Мы обозначили курсивомъ тѣ мѣста, которыя считаемъ безполезнымъ и водянистымъ распространеніемъ основнаго содержанія. Подобныхъ мѣстъ въ книгѣ довольно. Очень не нравится намъ и та холодная, непонятная для дѣтей аллегорія о жизни и смерти, которая вставлена въ концѣ разсказа; хорошо, если она пройдется незамѣченною для ребенка; но что, если онъ, читая эту страницу, спроситъ мать или отца: "какой это такой человѣкъ -- смерть?"
Приключенія самой дѣвочки, составляющія другую сторону въ содержаніи ея дневника, не отличаются ни занимательностью, ни даже связностью; мотивы ихъ сентиментальны и лишены всякаго движенія; авторъ не обладаетъ художническою наблюдательностью, и потому изложеніе его вовсе не картинное. Онъ изображаетъ дѣтей русскихъ, ставитъ ихъ въ сношенія съ простонародьемъ, и при всемъ томъ ни въ одномъ лицѣ, ни въ его проявленіяхъ, обстановкѣ и даже рѣчахъ, вы не замѣтите чертъ, сколько-нибудь народныхъ. Къ довершенію всего, авторъ придерживается старой методы, наголо выставлять нравственныя поученія и обильно пересыпать ими разсказъ свой, при чемъ и самый способъ изложенія становится отвлеченный и скучный для ребёнка.
Къ "Дневнику дѣвочки" присоединены дѣтская драма и сказка. Ни та, ни другая не лучше дневника. Та же сентиментальность, поученіе, страсть къ аллегоріи и отсутствіе занимательности.
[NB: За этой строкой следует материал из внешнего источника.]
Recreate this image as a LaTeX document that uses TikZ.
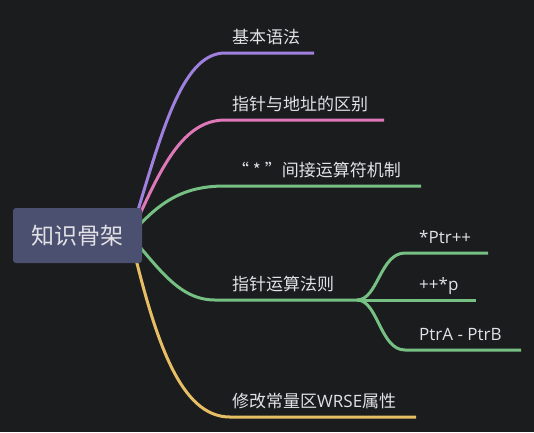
\documentclass[tikz,border=0pt]{standalone}
\usepackage{fontspec}
\setmainfont{Open Sans}
\newfontfamily\cjk{Noto Sans CJK SC}
\usetikzlibrary{backgrounds}
\definecolor{bgc}{RGB}{27,28,30}
\definecolor{rootc}{RGB}{75,80,112}
\definecolor{txtc}{RGB}{226,226,230}
\definecolor{purplec}{RGB}{160,128,222}
\definecolor{pinkc}{RGB}{222,120,184}
\definecolor{greenc}{RGB}{118,192,132}
\definecolor{yellowc}{RGB}{230,190,100}
\begin{document}
\begin{tikzpicture}[x=1pt,y=-1pt,line cap=round,line join=round,
  branch/.style={line width=3pt},
  lbl/.style={anchor=base west,inner sep=0pt,text=txtc,font=\fontsize{17}{20}\selectfont}]
  \useasboundingbox (0,0) rectangle (534,432);
  \node[fill=rootc,rounded corners=3pt,minimum width=129pt,minimum height=55pt,
    text=txtc,font=\fontsize{23}{26}\selectfont\cjk] (root) at (77.5,235.5) {知识骨架};
  \coordinate (hub) at ([xshift=-12pt]root.east);
  % branch ends
  \coordinate (b1) at (314,53);  \coordinate (b2) at (384,120);
  \coordinate (b3) at (421,186); \coordinate (b4) at (357,300);
  \coordinate (b5) at (416,417);
  \coordinate (s1) at (488,253); \coordinate (s2) at (476,300);
  \coordinate (s3) at (521,350);
  % labels
  \node[lbl] (l1) at (232,43) {\cjk 基本语法};
  \node[lbl] (l2) at (232,110) {\cjk 指针与地址的区别};
  \node[lbl] (l3) at (232,176) {\cjk “ * ”间接运算符机制};
  \node[lbl] (l4) at (232,290) {\cjk 指针运算法则};
  \node[lbl] (l5) at (232,407) {{\cjk 修改常量区}WRSE{\cjk 属性}};
  \node[lbl] (m1) at (419,243) {*Ptr++};
  \node[lbl] (m2) at (419,290) {++*p};
  \node[lbl] (m3) at (419,340) {PtrA - PtrB};
  \begin{pgfonlayer}{background}
    \fill[bgc] (0,0) rectangle (534,432);
    \draw[branch,purplec] (hub) .. controls (160,140) and (180,53) .. (225,53) -- (b1);
    \draw[branch,pinkc] (hub) .. controls (158,175) and (180,120) .. (225,120) -- (b2);
    \draw[branch,greenc] (hub) .. controls (160,200) and (185,186) .. (225,186) -- (b3);
    \draw[branch,greenc] (hub) .. controls (160,270) and (180,300) .. (215,300) -- (b4);
    \draw[branch,yellowc] (hub) .. controls (155,340) and (180,417) .. (230,417) -- (b5);
    \draw[branch,greenc] (b4) .. controls (378,300) and (380,253) .. (405,253) -- (s1);
    \draw[branch,greenc] (b4) -- (s2);
    \draw[branch,greenc] (b4) .. controls (378,300) and (380,350) .. (405,350) -- (s3);
  \end{pgfonlayer}
\end{tikzpicture}
\end{document}
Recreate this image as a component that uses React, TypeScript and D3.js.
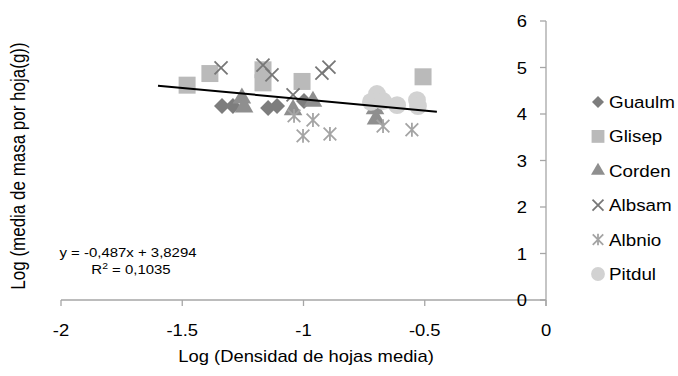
import React from "react";
import * as d3 from "d3";

// Series values: [log leaf density, log leaf mass]
const guaulm: [number, number][] = [
  [-1.336, 4.17], [-1.291, 4.17], [-1.146, 4.13], [-1.109, 4.17], [-0.998, 4.28],
];
const glisep: [number, number][] = [
  [-1.48, 4.62], [-1.386, 4.87], [-1.167, 4.95], [-1.167, 4.67], [-1.006, 4.7], [-0.507, 4.8],
];
const corden: [number, number][] = [
  [-1.254, 4.34], [-1.245, 4.15], [-1.043, 4.09], [-0.961, 4.27], [-0.705, 4.11], [-0.701, 3.89],
];
const albsam: [number, number][] = [
  [-1.34, 4.99], [-1.167, 5.05], [-1.13, 4.84], [-1.043, 4.41], [-0.924, 4.88], [-0.895, 5.01],
];
const albnio: [number, number][] = [
  [-1.039, 3.96], [-0.961, 3.87], [-1.002, 3.53], [-0.891, 3.57], [-0.672, 3.74], [-0.553, 3.66],
];
const pitdul: [number, number][] = [
  [-0.697, 4.43], [-0.722, 4.26], [-0.672, 4.28], [-0.614, 4.19], [-0.532, 4.3], [-0.528, 4.17],
];

const seriesNames = ["Guaulm", "Glisep", "Corden", "Albsam", "Albnio", "Pitdul"];
const xTicks = [-2, -1.5, -1, -0.5, 0];
const yTicks = [0, 1, 2, 3, 4, 5, 6];
const trendSlope = -0.487;
const trendIntercept = 3.8294;
const trendR2 = "0,1035";
const trendRange = [-1.6, -0.45];

const W = 678;
const H = 376;
const FONT = "'Liberation Sans', Arial, sans-serif";
const AXIS = "#a6a6a6";

const x = d3.scaleLinear().domain([-2, 0]).range([61, 546]);
const y = d3.scaleLinear().domain([0, 6]).range([300, 21]);

// Excel-style marker shapes
const crossType: d3.SymbolType = {
  draw(ctx, size) {
    const r = Math.sqrt(size) / 2;
    ctx.moveTo(-r, -r); ctx.lineTo(r, r);
    ctx.moveTo(-r, r); ctx.lineTo(r, -r);
  },
};
const starType: d3.SymbolType = {
  draw(ctx, size) {
    const r = Math.sqrt(size) / 2;
    ctx.moveTo(-r, -r); ctx.lineTo(r, r);
    ctx.moveTo(-r, r); ctx.lineTo(r, -r);
    ctx.moveTo(0, -r * 1.1); ctx.lineTo(0, r * 1.1);
  },
};

type Style = {
  type: d3.SymbolType;
  size: number;
  legendSize: number;
  fill: string;
  stroke: string;
  rotate: number;
};

const styles: Style[] = [
  { type: d3.symbolSquare, size: 128, legendSize: 72, fill: "#7d7d7d", stroke: "none", rotate: 45 },
  { type: d3.symbolSquare, size: 289, legendSize: 165, fill: "#bababa", stroke: "none", rotate: 0 },
  { type: d3.symbolTriangle, size: 150, legendSize: 85, fill: "#8f8f8f", stroke: "none", rotate: 0 },
  { type: crossType, size: 170, legendSize: 120, fill: "none", stroke: "#777777", rotate: 0 },
  { type: starType, size: 160, legendSize: 110, fill: "none", stroke: "#a4a4a4", rotate: 0 },
  { type: d3.symbolCircle, size: 250, legendSize: 150, fill: "#d2d2d2", stroke: "none", rotate: 0 },
];

const allSeries = [guaulm, glisep, corden, albsam, albnio, pitdul];

function SText(props: {
  x: number; y: number; size: number; sx?: number; anchor?: string; children: React.ReactNode;
}) {
  const { x: tx, y: ty, size, sx = 1.15, anchor = "start", children } = props;
  return (
    <text
      transform={`translate(${tx},${ty}) scale(${sx},1)`}
      fontSize={size}
      fontFamily={FONT}
      textAnchor={anchor}
      fill="#000"
    >
      {children}
    </text>
  );
}

function Marker({ s, cx, cy, legend }: { s: Style; cx: number; cy: number; legend?: boolean }) {
  const d = d3.symbol().type(s.type).size(legend ? s.legendSize : s.size)() || "";
  return (
    <path
      d={d}
      transform={`translate(${cx},${cy}) rotate(${s.rotate})`}
      fill={s.fill}
      stroke={s.stroke}
      strokeWidth={s.stroke === "none" ? 0 : 1.8}
    />
  );
}

export default function App() {
  const trendLine = d3
    .line<number>()
    .x((v) => x(v))
    .y((v) => y(trendSlope * v + trendIntercept));

  const legendY = d3.scalePoint<string>().domain(seriesNames).range([102, 274]);

  return (
    <svg
      width={W}
      height={H}
      style={{ position: "absolute", left: 0, top: 0, background: "#fff" }}
    >
      <rect width={W} height={H} fill="#fff" />

      {/* x axis */}
      <line x1={x(-2)} x2={x(0)} y1={y(0)} y2={y(0)} stroke={AXIS} strokeWidth={1.3} />
      {xTicks.map((t) => (
        <g key={"xt" + t}>
          <line x1={x(t)} x2={x(t)} y1={y(0)} y2={y(0) + 6} stroke={AXIS} strokeWidth={1.3} />
          <SText x={x(t)} y={336} size={16} anchor="middle">
            {String(t)}
          </SText>
        </g>
      ))}

      {/* y axis on the right */}
      <line x1={x(0)} x2={x(0)} y1={y(6)} y2={y(0) + 6} stroke={AXIS} strokeWidth={1.3} />
      {yTicks.map((t) => (
        <g key={"yt" + t}>
          <line x1={x(0) - 6} x2={x(0)} y1={y(t)} y2={y(t)} stroke={AXIS} strokeWidth={1.3} />
          <SText x={527} y={y(t) + 6} size={16} anchor="end">
            {String(t)}
          </SText>
        </g>
      ))}

      {/* axis titles */}
      <SText x={306} y={362} size={16} anchor="middle">
        Log (Densidad de hojas media)
      </SText>
      <text
        transform={`translate(25,166) rotate(-90) scale(1,1.15)`}
        fontSize={17}
        fontFamily={FONT}
        textAnchor="middle"
        fill="#000"
      >
        Log (media de masa por hoja(g))
      </text>

      {/* points */}
      {allSeries.map((pts, i) => (
        <g key={"s" + i}>
          {pts.map(([vx, vy], j) => (
            <Marker key={j} s={styles[i]} cx={x(vx)} cy={y(vy)} />
          ))}
        </g>
      ))}

      {/* linear trend */}
      <path d={trendLine(trendRange) || ""} fill="none" stroke="#000" strokeWidth={2} />

      {/* trend equation */}
      <SText x={128} y={257} size={13} anchor="middle">
        {`y = -${String(Math.abs(trendSlope)).replace(".", ",")}x + ${String(trendIntercept).replace(".", ",")}`}
      </SText>
      <SText x={131} y={274} size={13} anchor="middle">
        R<tspan dy={-5} fontSize={9}>2</tspan>
        <tspan dy={5}>{` = ${trendR2}`}</tspan>
      </SText>

      {/* legend */}
      {seriesNames.map((name, i) => (
        <g key={"lg" + name}>
          <Marker s={styles[i]} cx={598} cy={legendY(name) || 0} legend />
          <SText x={609} y={(legendY(name) || 0) + 6} size={16.5} sx={1.14}>
            {name}
          </SText>
        </g>
      ))}
    </svg>
  );
}
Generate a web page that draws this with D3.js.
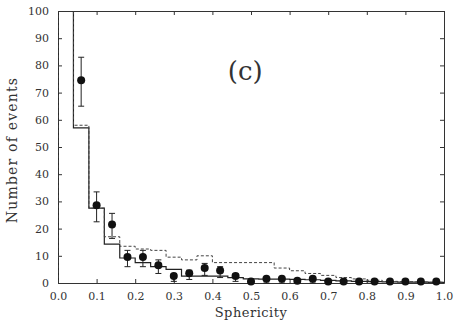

Итакъ, въ книгѣ г-жи Буташевской исполненіе далеко не соотвѣтствуетъ основной мысли автора. Произнося такое сужденіе, мы совершенно расходимся съ г. Тургеневымъ, но тѣмъ не менѣе не думаемъ, что ошиблись: наши доказательства налицо -- и въ самой книгѣ, и въ предъидущихъ строкахъ рецензіи. Отзывъ г. Тургенева не болѣе, какъ любезность свѣтскаго человѣка.